The automobile industry is seeing an increased need for the application of plastics and their derivatives in various forms such as fiber reinforced plastics, in the design and manufacture of various automotive structural components, to reduce weight, cost and improve fuel efficiency. A lot of effort is being directed at the development of structural plastics, to meet specific automotive requirements such as stiffness, safety, strength, durability and environmental standards and recyclability. This paper presents the many different conceptual cross sections being evaluated during the development of fiber reinforced plastic automotive cross sections. The concepts consists of foam filling of the fiber reinforced plastic cross sections with light weight metal or composite reinforcements. The metal reinforcement is in the form of lightweight metallic tubes. The composite reinforcement is in the form of a carbon fiber bundle.

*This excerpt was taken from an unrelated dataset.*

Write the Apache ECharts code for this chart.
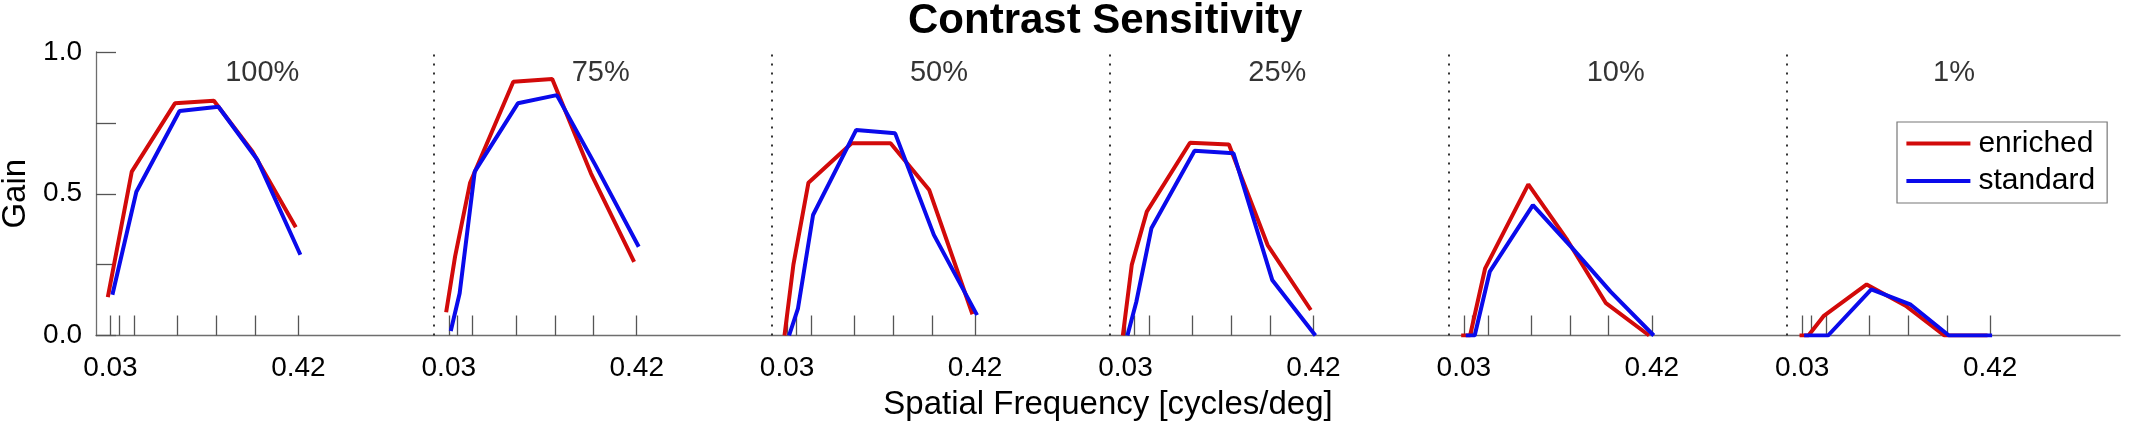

With the increased motivation for high fuel efficiency, most automotive research and development efforts are being directed at reducing the weight of an automobile without sacrificing the performance related to safety, durability and NVH. Body structure is one of the viable components for weight reduction. Therefore, use of composites, in particular fiber reinforced plastics are seen as a viable alternative to metals to reduce body weight with the lowest penalty on performance and cost. One could expect future vehicles to be a combination of light weight metals and non metals involving a lot of adhesively bonded interfaces. Structural analysis of these bonded joints subjected to mechanical loads is essential. However, since fiber reinforced plastics are subject to temperature effects, an analysis of structure involving such adhesively bonded materials should account not only for mechanical loading effects but also for the thermal loading effects.